- [Stated goal] Copy out the material below in full, but not its images.

(begin)

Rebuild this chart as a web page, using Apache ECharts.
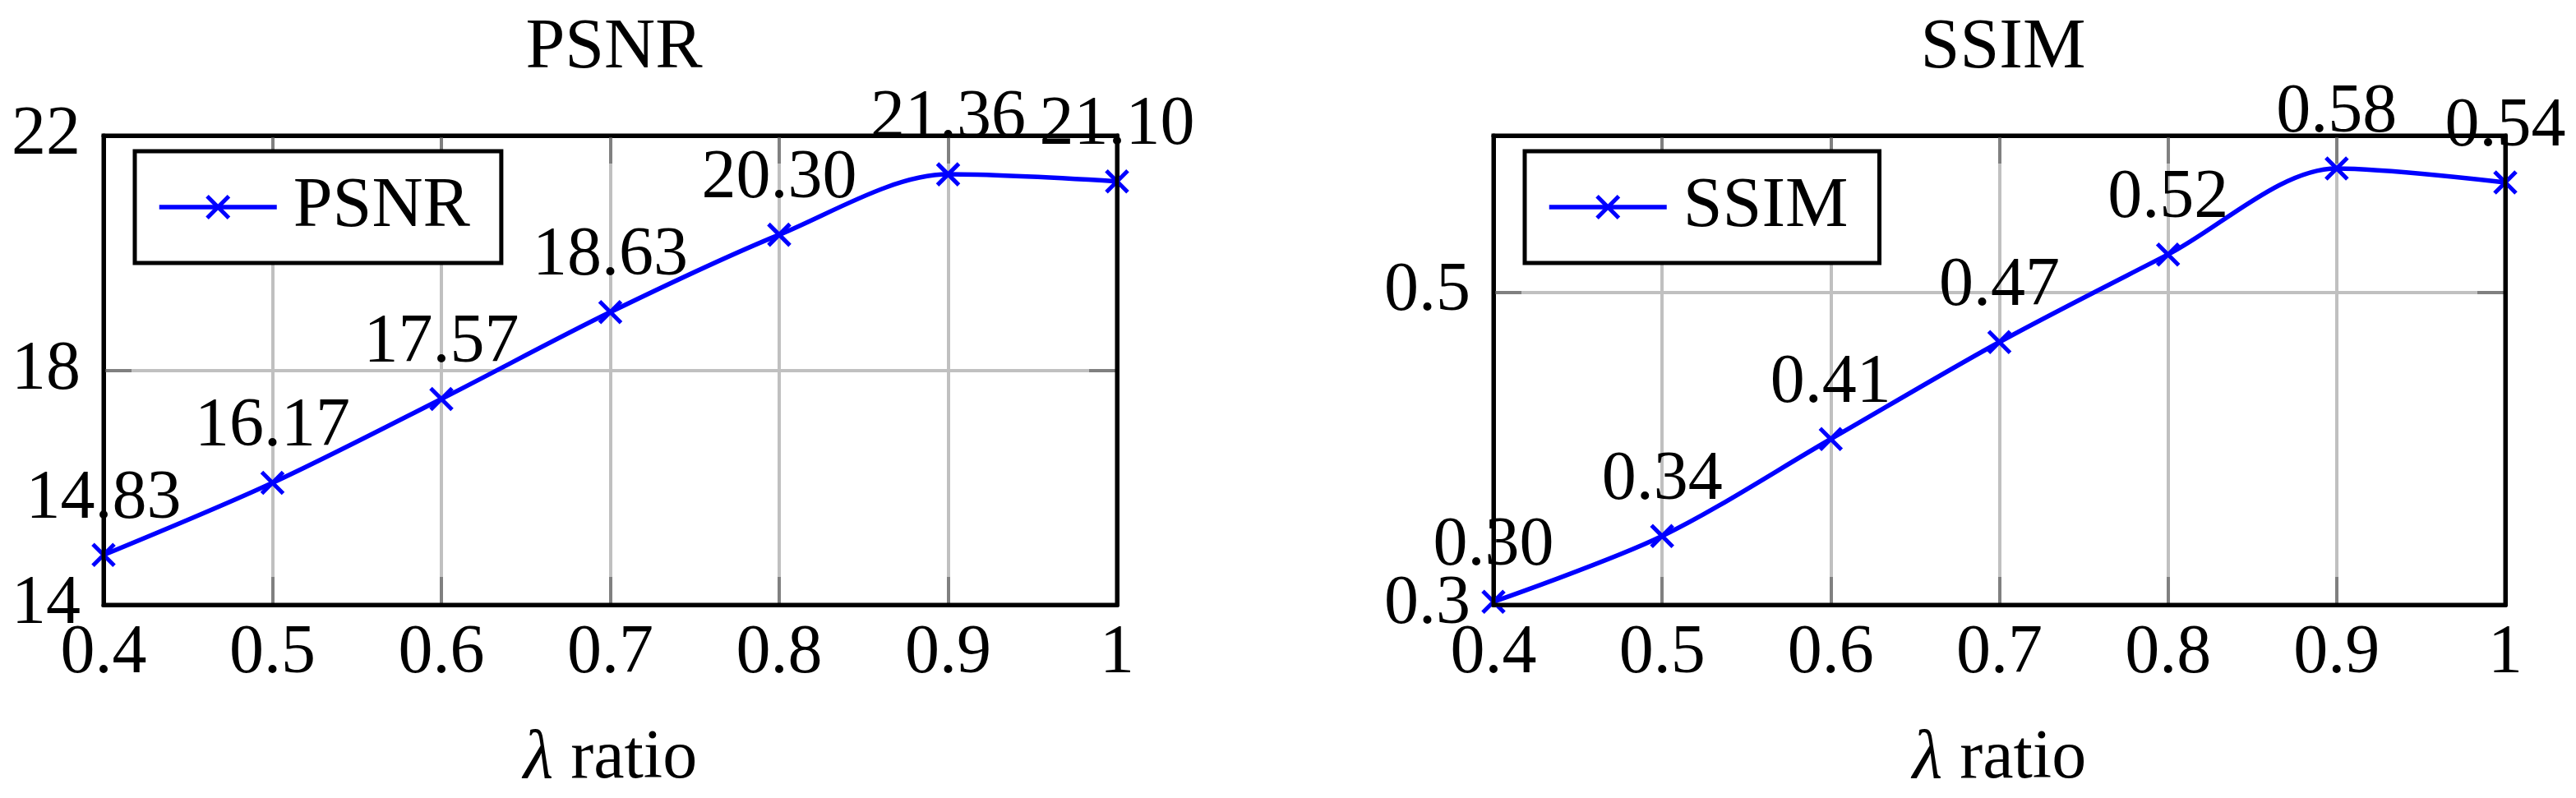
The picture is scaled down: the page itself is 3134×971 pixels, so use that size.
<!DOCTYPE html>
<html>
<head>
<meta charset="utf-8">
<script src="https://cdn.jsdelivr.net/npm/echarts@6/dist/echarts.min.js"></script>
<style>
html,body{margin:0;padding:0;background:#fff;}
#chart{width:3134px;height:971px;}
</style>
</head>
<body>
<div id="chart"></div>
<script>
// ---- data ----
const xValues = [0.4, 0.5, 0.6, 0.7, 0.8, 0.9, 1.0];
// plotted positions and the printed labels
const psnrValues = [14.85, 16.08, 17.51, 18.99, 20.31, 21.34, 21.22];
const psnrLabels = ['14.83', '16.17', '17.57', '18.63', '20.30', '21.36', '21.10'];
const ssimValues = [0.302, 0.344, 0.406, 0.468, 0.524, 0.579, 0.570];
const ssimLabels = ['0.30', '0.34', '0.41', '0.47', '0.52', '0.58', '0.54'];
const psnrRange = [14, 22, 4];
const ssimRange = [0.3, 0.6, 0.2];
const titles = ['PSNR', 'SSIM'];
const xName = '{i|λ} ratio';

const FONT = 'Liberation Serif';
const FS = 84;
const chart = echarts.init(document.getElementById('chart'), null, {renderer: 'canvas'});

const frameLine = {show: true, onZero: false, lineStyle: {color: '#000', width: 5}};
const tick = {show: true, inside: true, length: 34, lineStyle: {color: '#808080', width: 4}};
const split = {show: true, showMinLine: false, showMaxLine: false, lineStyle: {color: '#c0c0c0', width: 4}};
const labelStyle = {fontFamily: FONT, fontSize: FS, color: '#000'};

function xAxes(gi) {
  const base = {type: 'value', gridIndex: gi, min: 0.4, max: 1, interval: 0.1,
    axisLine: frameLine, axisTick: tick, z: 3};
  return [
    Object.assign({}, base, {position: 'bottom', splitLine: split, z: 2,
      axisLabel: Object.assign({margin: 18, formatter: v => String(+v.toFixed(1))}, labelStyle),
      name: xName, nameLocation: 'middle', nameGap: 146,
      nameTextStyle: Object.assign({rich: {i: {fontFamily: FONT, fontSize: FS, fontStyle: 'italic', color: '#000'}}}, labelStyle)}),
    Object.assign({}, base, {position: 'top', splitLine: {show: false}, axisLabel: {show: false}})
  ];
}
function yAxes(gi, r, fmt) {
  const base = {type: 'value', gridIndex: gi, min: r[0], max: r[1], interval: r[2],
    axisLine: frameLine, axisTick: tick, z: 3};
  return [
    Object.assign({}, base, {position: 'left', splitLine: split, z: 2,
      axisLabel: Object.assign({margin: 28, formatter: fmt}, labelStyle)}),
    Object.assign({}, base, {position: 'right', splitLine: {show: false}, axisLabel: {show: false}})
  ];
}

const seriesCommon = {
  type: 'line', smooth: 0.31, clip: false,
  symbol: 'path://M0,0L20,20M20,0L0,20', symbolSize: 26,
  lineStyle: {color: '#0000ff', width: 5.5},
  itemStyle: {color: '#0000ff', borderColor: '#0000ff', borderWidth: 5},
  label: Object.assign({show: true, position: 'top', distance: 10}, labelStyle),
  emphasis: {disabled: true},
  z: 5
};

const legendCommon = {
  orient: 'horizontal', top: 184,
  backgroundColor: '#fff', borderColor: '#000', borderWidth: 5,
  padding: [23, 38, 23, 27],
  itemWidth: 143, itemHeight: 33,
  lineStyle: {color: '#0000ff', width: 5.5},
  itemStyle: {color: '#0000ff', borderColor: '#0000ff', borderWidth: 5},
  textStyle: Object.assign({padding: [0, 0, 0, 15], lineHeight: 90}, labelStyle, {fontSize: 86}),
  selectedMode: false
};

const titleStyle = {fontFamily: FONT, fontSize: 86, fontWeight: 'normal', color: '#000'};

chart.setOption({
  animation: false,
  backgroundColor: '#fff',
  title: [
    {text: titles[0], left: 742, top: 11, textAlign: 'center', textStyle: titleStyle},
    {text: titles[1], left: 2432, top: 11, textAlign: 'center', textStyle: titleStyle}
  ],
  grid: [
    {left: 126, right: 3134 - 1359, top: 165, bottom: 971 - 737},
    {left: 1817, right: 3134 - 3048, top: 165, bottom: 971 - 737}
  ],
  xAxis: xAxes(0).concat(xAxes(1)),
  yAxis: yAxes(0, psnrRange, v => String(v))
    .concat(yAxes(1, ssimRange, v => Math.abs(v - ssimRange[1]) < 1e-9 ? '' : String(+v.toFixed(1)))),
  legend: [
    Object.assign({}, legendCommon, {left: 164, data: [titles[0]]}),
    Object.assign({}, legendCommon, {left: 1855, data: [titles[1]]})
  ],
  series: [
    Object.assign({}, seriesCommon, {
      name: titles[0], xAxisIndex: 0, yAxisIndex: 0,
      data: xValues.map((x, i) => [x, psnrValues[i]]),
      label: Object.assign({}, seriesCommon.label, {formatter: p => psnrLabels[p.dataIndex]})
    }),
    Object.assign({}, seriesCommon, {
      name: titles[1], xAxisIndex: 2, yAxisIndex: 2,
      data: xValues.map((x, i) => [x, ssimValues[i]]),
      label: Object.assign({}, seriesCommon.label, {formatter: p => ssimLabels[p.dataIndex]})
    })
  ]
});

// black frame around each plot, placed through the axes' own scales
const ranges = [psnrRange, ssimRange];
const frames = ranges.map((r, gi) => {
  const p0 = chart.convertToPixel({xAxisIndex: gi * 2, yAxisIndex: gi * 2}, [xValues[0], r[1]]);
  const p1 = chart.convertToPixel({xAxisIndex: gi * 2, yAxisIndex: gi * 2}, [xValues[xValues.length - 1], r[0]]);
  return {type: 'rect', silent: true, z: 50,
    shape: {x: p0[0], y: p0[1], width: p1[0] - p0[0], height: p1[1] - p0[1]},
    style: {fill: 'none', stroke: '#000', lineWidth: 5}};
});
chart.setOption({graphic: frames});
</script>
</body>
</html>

(end)

- [The solution]
Rebuild this chart as a web page, using Apache ECharts.
The picture is scaled down: the page itself is 3134×971 pixels, so use that size.
<!DOCTYPE html>
<html>
<head>
<meta charset="utf-8">
<script src="https://cdn.jsdelivr.net/npm/echarts@6/dist/echarts.min.js"></script>
<style>
html,body{margin:0;padding:0;background:#fff;}
#chart{width:3134px;height:971px;}
</style>
</head>
<body>
<div id="chart"></div>
<script>
// ---- data ----
const xValues = [0.4, 0.5, 0.6, 0.7, 0.8, 0.9, 1.0];
// plotted positions and the printed labels
const psnrValues = [14.85, 16.08, 17.51, 18.99, 20.31, 21.34, 21.22];
const psnrLabels = ['14.83', '16.17', '17.57', '18.63', '20.30', '21.36', '21.10'];
const ssimValues = [0.302, 0.344, 0.406, 0.468, 0.524, 0.579, 0.570];
const ssimLabels = ['0.30', '0.34', '0.41', '0.47', '0.52', '0.58', '0.54'];
const psnrRange = [14, 22, 4];
const ssimRange = [0.3, 0.6, 0.2];
const titles = ['PSNR', 'SSIM'];
const xName = '{i|λ} ratio';

const FONT = 'Liberation Serif';
const FS = 84;
const chart = echarts.init(document.getElementById('chart'), null, {renderer: 'canvas'});

const frameLine = {show: true, onZero: false, lineStyle: {color: '#000', width: 5}};
const tick = {show: true, inside: true, length: 34, lineStyle: {color: '#808080', width: 4}};
const split = {show: true, showMinLine: false, showMaxLine: false, lineStyle: {color: '#c0c0c0', width: 4}};
const labelStyle = {fontFamily: FONT, fontSize: FS, color: '#000'};

function xAxes(gi) {
  const base = {type: 'value', gridIndex: gi, min: 0.4, max: 1, interval: 0.1,
    axisLine: frameLine, axisTick: tick, z: 3};
  return [
    Object.assign({}, base, {position: 'bottom', splitLine: split, z: 2,
      axisLabel: Object.assign({margin: 18, formatter: v => String(+v.toFixed(1))}, labelStyle),
      name: xName, nameLocation: 'middle', nameGap: 146,
      nameTextStyle: Object.assign({rich: {i: {fontFamily: FONT, fontSize: FS, fontStyle: 'italic', color: '#000'}}}, labelStyle)}),
    Object.assign({}, base, {position: 'top', splitLine: {show: false}, axisLabel: {show: false}})
  ];
}
function yAxes(gi, r, fmt) {
  const base = {type: 'value', gridIndex: gi, min: r[0], max: r[1], interval: r[2],
    axisLine: frameLine, axisTick: tick, z: 3};
  return [
    Object.assign({}, base, {position: 'left', splitLine: split, z: 2,
      axisLabel: Object.assign({margin: 28, formatter: fmt}, labelStyle)}),
    Object.assign({}, base, {position: 'right', splitLine: {show: false}, axisLabel: {show: false}})
  ];
}

const seriesCommon = {
  type: 'line', smooth: 0.31, clip: false,
  symbol: 'path://M0,0L20,20M20,0L0,20', symbolSize: 26,
  lineStyle: {color: '#0000ff', width: 5.5},
  itemStyle: {color: '#0000ff', borderColor: '#0000ff', borderWidth: 5},
  label: Object.assign({show: true, position: 'top', distance: 10}, labelStyle),
  emphasis: {disabled: true},
  z: 5
};

const legendCommon = {
  orient: 'horizontal', top: 184,
  backgroundColor: '#fff', borderColor: '#000', borderWidth: 5,
  padding: [23, 38, 23, 27],
  itemWidth: 143, itemHeight: 33,
  lineStyle: {color: '#0000ff', width: 5.5},
  itemStyle: {color: '#0000ff', borderColor: '#0000ff', borderWidth: 5},
  textStyle: Object.assign({padding: [0, 0, 0, 15], lineHeight: 90}, labelStyle, {fontSize: 86}),
  selectedMode: false
};

const titleStyle = {fontFamily: FONT, fontSize: 86, fontWeight: 'normal', color: '#000'};

chart.setOption({
  animation: false,
  backgroundColor: '#fff',
  title: [
    {text: titles[0], left: 742, top: 11, textAlign: 'center', textStyle: titleStyle},
    {text: titles[1], left: 2432, top: 11, textAlign: 'center', textStyle: titleStyle}
  ],
  grid: [
    {left: 126, right: 3134 - 1359, top: 165, bottom: 971 - 737},
    {left: 1817, right: 3134 - 3048, top: 165, bottom: 971 - 737}
  ],
  xAxis: xAxes(0).concat(xAxes(1)),
  yAxis: yAxes(0, psnrRange, v => String(v))
    .concat(yAxes(1, ssimRange, v => Math.abs(v - ssimRange[1]) < 1e-9 ? '' : String(+v.toFixed(1)))),
  legend: [
    Object.assign({}, legendCommon, {left: 164, data: [titles[0]]}),
    Object.assign({}, legendCommon, {left: 1855, data: [titles[1]]})
  ],
  series: [
    Object.assign({}, seriesCommon, {
      name: titles[0], xAxisIndex: 0, yAxisIndex: 0,
      data: xValues.map((x, i) => [x, psnrValues[i]]),
      label: Object.assign({}, seriesCommon.label, {formatter: p => psnrLabels[p.dataIndex]})
    }),
    Object.assign({}, seriesCommon, {
      name: titles[1], xAxisIndex: 2, yAxisIndex: 2,
      data: xValues.map((x, i) => [x, ssimValues[i]]),
      label: Object.assign({}, seriesCommon.label, {formatter: p => ssimLabels[p.dataIndex]})
    })
  ]
});

// black frame around each plot, placed through the axes' own scales
const ranges = [psnrRange, ssimRange];
const frames = ranges.map((r, gi) => {
  const p0 = chart.convertToPixel({xAxisIndex: gi * 2, yAxisIndex: gi * 2}, [xValues[0], r[1]]);
  const p1 = chart.convertToPixel({xAxisIndex: gi * 2, yAxisIndex: gi * 2}, [xValues[xValues.length - 1], r[0]]);
  return {type: 'rect', silent: true, z: 50,
    shape: {x: p0[0], y: p0[1], width: p1[0] - p0[0], height: p1[1] - p0[1]},
    style: {fill: 'none', stroke: '#000', lineWidth: 5}};
});
chart.setOption({graphic: frames});
</script>
</body>
</html>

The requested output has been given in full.